I started the run wanting nothing more than to turn back home.  My stomach sloshed around with the contents from the night’s dinner.  Not the most comfortable feeling before exercise, but I strive to ensure our family shares the evening meal.  The temperature was still more than 100 degrees, even with the sun heading behind the mountains.  I was sweating before I even finished lacing up my shoes.  But I was determined to work out, so I headed for the trail.

The first few minutes were rough- much more so than I anticipated.  After a half mile or so, my muscles remembered that they enjoyed activity beyond sitting on the couch.  I was surprised at how my body responded to the workout, as if it was hungry for movement.

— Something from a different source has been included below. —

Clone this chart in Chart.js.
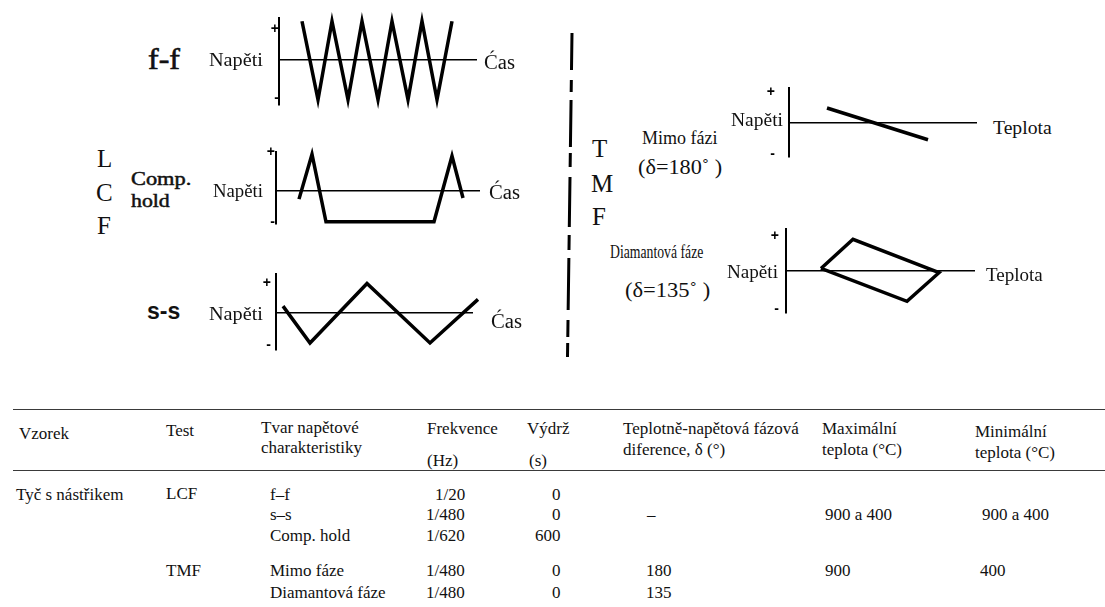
<!DOCTYPE html>
<html>
<head>
<meta charset="utf-8">
<script src="https://cdn.jsdelivr.net/npm/chart.js@4.4.1/dist/chart.umd.min.js"></script>
<style>
  html, body { margin:0; padding:0; background:#fff; }
  body { width:1105px; height:607px; position:relative; overflow:hidden; }
  canvas { position:absolute; }
  .t { position:absolute; white-space:nowrap; line-height:1; color:#111; transform-origin:0 50%; }
  .rule { position:absolute; left:13px; width:1092px; height:0; border-top:1.6px solid #3a3a3a; }
</style>
</head>
<body>
<svg width="1105" height="607" style="position:absolute;left:0;top:0">
  <line x1="572" y1="33" x2="567.5" y2="357" stroke="#000" stroke-width="3"
        stroke-dasharray="37 10 12 8 47 6 14 10 50 8 15 8 52 10 17 6 14"/>
</svg>
<div class="rule" style="top:409px"></div>
<div class="rule" style="top:470px"></div>
<script>
// ---------------- DATA ----------------
// f-f (fast-fast) triangle: time (arbitrary units), stress (normalised)
const ffTime   = [23, 39, 53, 69, 83, 99, 113, 129, 143, 158, 173];
const ffStress = [1, -1.02, 1, -1.02, 1, -1.02, 1, -1.02, 1, -1.02, 1];
// Compression hold
const chTime   = [23, 36, 50, 158, 176, 187];
const chStress = [-0.23, 1.0, -0.85, -0.85, 0.95, -0.2];
// s-s (slow-slow) triangle
const ssTime   = [7, 34, 91, 154, 202];
const ssStress = [0.23, -1.03, 1.0, -1.03, 0.46];
// TMF out-of-phase (stress vs temperature)
const oopTemp   = [38, 139];
const oopStress = [0.88, -1.0];
// TMF diamond phase
const dmTemp   = [35, 67, 153, 121, 35];
const dmStress = [0.09, 1.11, -0.06, -1.06, 0.09];

// Table
const tableHeaders = [
  ['Vzorek'], ['Test'], ['Tvar napětové', 'charakteristiky'], ['Frekvence', '(Hz)'],
  ['Výdrž', '(s)'], ['Teplotně-napětová fázová', 'diference, δ (°)'],
  ['Maximální', 'teplota (°C)'], ['Minimální', ' teplota (°C)']
];
const sampleName = 'Tyč s nástřikem';
const testTypes  = ['LCF', 'TMF'];
const waveShapes = ['f–f', 's–s', 'Comp. hold', 'Mimo fáze', 'Diamantová fáze'];
const frequencies = ['1/20', '1/480', '1/620', '1/480', '1/480'];
const holdTimes   = ['0', '0', '600', '0', '0'];
const phaseDiff   = ['–', '180', '135'];
const maxTemps    = ['900 a 400', '900'];
const minTemps    = ['900 a 400', '400'];

// ---------------- HELPERS ----------------
const SERIF = "'Liberation Serif','Times New Roman',serif";
function label(text, x, y, size, o) {
  o = o || {};
  const d = document.createElement('div');
  d.className = 't';
  d.textContent = text;
  d.style.fontFamily = o.family || SERIF;
  d.style.fontSize = size + 'px';
  d.style.fontWeight = o.weight || 'normal';
  if (o.stroke) d.style.webkitTextStroke = o.stroke + 'px #111';
  d.style.top = y + 'px';
  document.body.appendChild(d);
  const w = d.offsetWidth;
  let sx = 1;
  if (o.w) sx = o.w / w;
  const left = o.align === 'right' ? x - w * sx : x;
  d.style.left = left + 'px';
  d.style.transform = 'translateY(-50%) scaleX(' + sx + ')';
}

function wave(xs, ys, L) {
  const AW = 26, pT = 6, pB = 6, pR = 12;
  const c = document.createElement('canvas');
  const W = AW + (L.end - L.axisX) + pR;
  const H = (L.bottom - L.top) + pT + pB;
  c.width = W; c.height = H;
  c.style.left = (L.axisX - AW) + 'px';
  c.style.top = (L.top - pT) + 'px';
  c.style.width = W + 'px'; c.style.height = H + 'px';
  document.body.appendChild(c);
  new Chart(c, {
    type: 'scatter',
    data: { datasets: [{
      data: xs.map((x, i) => ({ x: x, y: ys[i] })),
      showLine: true, borderColor: '#000', borderWidth: 3.5,
      pointRadius: 0, pointHoverRadius: 0, fill: false, clip: false,
      borderJoinStyle: 'miter', tension: 0
    }]},
    options: {
      responsive: false, animation: false, devicePixelRatio: 1,
      layout: { padding: { left: 0, right: pR, top: pT, bottom: pB } },
      plugins: { legend: { display: false }, tooltip: { enabled: false } },
      scales: {
        x: { type: 'linear', min: 0, max: L.xMax, display: false },
        y: {
          type: 'linear', min: L.yMin, max: L.yMax,
          afterFit: s => { s.width = AW; },
          afterBuildTicks: s => { s.ticks = [{ value: L.minus }, { value: 0 }, { value: L.plus }]; },
          ticks: {
            autoSkip: false, padding: L.pad, color: '#000',
            font: { family: "'Liberation Sans',sans-serif", size: 14, weight: 'bold' },
            callback: v => v > 0 ? '+' : (v < 0 ? '-' : '')
          },
          grid: {
            drawTicks: false, lineWidth: 1.5,
            color: ctx => (ctx.tick && ctx.tick.value === 0) ? '#000' : 'rgba(0,0,0,0)'
          },
          border: { display: true, color: '#000', width: 2 }
        }
      }
    }
  });
}

// ---------------- CHARTS ----------------
wave(ffTime, ffStress, { axisX: 279, top: 16, bottom: 107, end: 477, xMax: 198,
  yMin: -1.146, yMax: 1.073, plus: 0.805, minus: -0.976, pad: 0 });
wave(chTime, chStress, { axisX: 276, top: 149, bottom: 227, end: 480, xMax: 204,
  yMin: -0.9, yMax: 1.05, plus: 1.05, minus: -0.85, pad: 1 });
wave(ssTime, ssStress, { axisX: 276, top: 267, bottom: 357, end: 473, xMax: 197,
  yMin: -1.257, yMax: 1.314, plus: 1.0, minus: -1.11, pad: 5 });
wave(oopTemp, oopStress, { axisX: 789, top: 72, bottom: 173, end: 977, xMax: 188,
  yMin: -2.0, yMax: 2.04, plus: 1.84, minus: -1.88, pad: 14 });
wave(dmTemp, dmStress, { axisX: 786, top: 220, bottom: 322, end: 975, xMax: 189,
  yMin: -1.457, yMax: 1.457, plus: 1.23, minus: -1.34, pad: 7 });

// ---------------- DIAGRAM LABELS ----------------
label('f-f', 148, 59, 29, { w: 32, stroke: 0.6 });
label('s-s', 147, 311, 23, { family: "'Liberation Sans',sans-serif", weight: 'bold', w: 33 });
label('Comp.', 131, 178, 19, { w: 60, stroke: 0.5 });
label('hold', 131, 200, 19, { w: 39, stroke: 0.5 });
label('L', 97, 158, 25);
label('C', 96, 192, 25);
label('F', 97, 225, 25);
label('T', 592, 148, 25);
label('M', 591, 183, 25);
label('F', 592, 216, 25);

label('Napěti', 209, 60, 18, { w: 54 });
label('Napěti', 213, 191, 18, { w: 50 });
label('Napěti', 209, 314, 18, { w: 54 });
label('Napěti', 731, 120, 18, { w: 52 });
label('Napěti', 727, 272, 18, { w: 51 });
label('Ćas', 484, 62, 20, { w: 31 });
label('Ćas', 489, 192, 20, { w: 31 });
label('Ćas', 491, 321, 20, { w: 31 });
label('Teplota', 993, 127, 19, { w: 59 });
label('Teplota', 986, 274, 19, { w: 57 });
label('Mimo fázi', 642, 138, 18, { w: 75 });
label('(δ=180˚ )', 638, 167, 22, { w: 84 });
label('Diamantová fáze', 610, 252, 18, { w: 93 });
label('(δ=135˚ )', 625, 290, 22, { w: 85 });

// ---------------- TABLE ----------------
const TS = 17;
const headX = [19, 166, 261, 427, 527, 623, 822, 975];
const headY = [[433], [430], [427, 447], [428, 460], [428, 460], [428, 449], [428, 449], [431, 452]];
const headDX = [[0], [0], [0, 0], [0, 0], [0, 2], [0, 0], [0, 0], [0, 0]];
tableHeaders.forEach((lines, i) => {
  lines.forEach((s, j) => label(s, headX[i] + headDX[i][j], headY[i][j], TS));
});
const rowY = [494, 514, 535, 570, 592];
label(sampleName, 16, rowY[0], TS);
label(testTypes[0], 166, rowY[0] - 1, TS);
label(testTypes[1], 166, rowY[3], TS);
waveShapes.forEach((s, i) => label(s, 270, rowY[i], TS));
frequencies.forEach((s, i) => label(s, 465, rowY[i], TS, { align: 'right' }));
holdTimes.forEach((s, i) => label(s, 561, rowY[i], TS, { align: 'right' }));
label(phaseDiff[0], 647, rowY[1], TS);
label(phaseDiff[1], 646, rowY[3], TS);
label(phaseDiff[2], 646, rowY[4], TS);
label(maxTemps[0], 825, rowY[1], TS);
label(maxTemps[1], 825, rowY[3], TS);
label(minTemps[0], 982, rowY[1], TS);
label(minTemps[1], 980, rowY[3], TS);
</script>
</body>
</html>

I took the trail out for about a mile and a half into the desert.  I’m really not sure.  In the summer months, I’m a little more gentle with myself when it comes to running.  I don’t track my miles and look at my time.  I figure if I’m willing to work out in three digit temperatures, I should be satisfied regardless of performance.

There were no men on the trails.  I wondered if women are more hardcore or just more insane.  Maybe both.

Outkast’s “B.O.B” came through my headphones and I did a little dance step in the middle of the trail, assuming no one is watching.  I love that song.  It reminds me of the Area One festival years ago.  Hippies and Ravers piled into an arena is bound to make for a good time.  I thought of this giant balloon bouncing around during the Moby set.  Someone placed a glowstick inside, and it looked so lovely illuminated and floating from hand to hand in the crowd.

I rounded a corner and noticed another runner.  I said hello in passing, and she responded “I love watching you run.  You look so happy.”  She motioned with her hands to show that I was beaming.

The exchange left me beaming.  My joy was multiplied thinking I somehow made her happy just by enjoying a desert run.

My headphones died, and I listened to the sounds of the approaching night as I finished my run.  I was the last one on the trail, and the quiet of the evening was a perfect accompaniment to my peaceful temperament.

In the last quarter mile, I saw a coyote meandering out into the desert ready to begin her day.  Most of the coyotes I see are the color of dust, but her coat had a definite golden hue.  She stopped to look at me, not seeming threatened only curious.  We watched each other for a few moments before parting ways.

If only all workouts could be so fulfilling.  Maybe they are and I just fail to notice.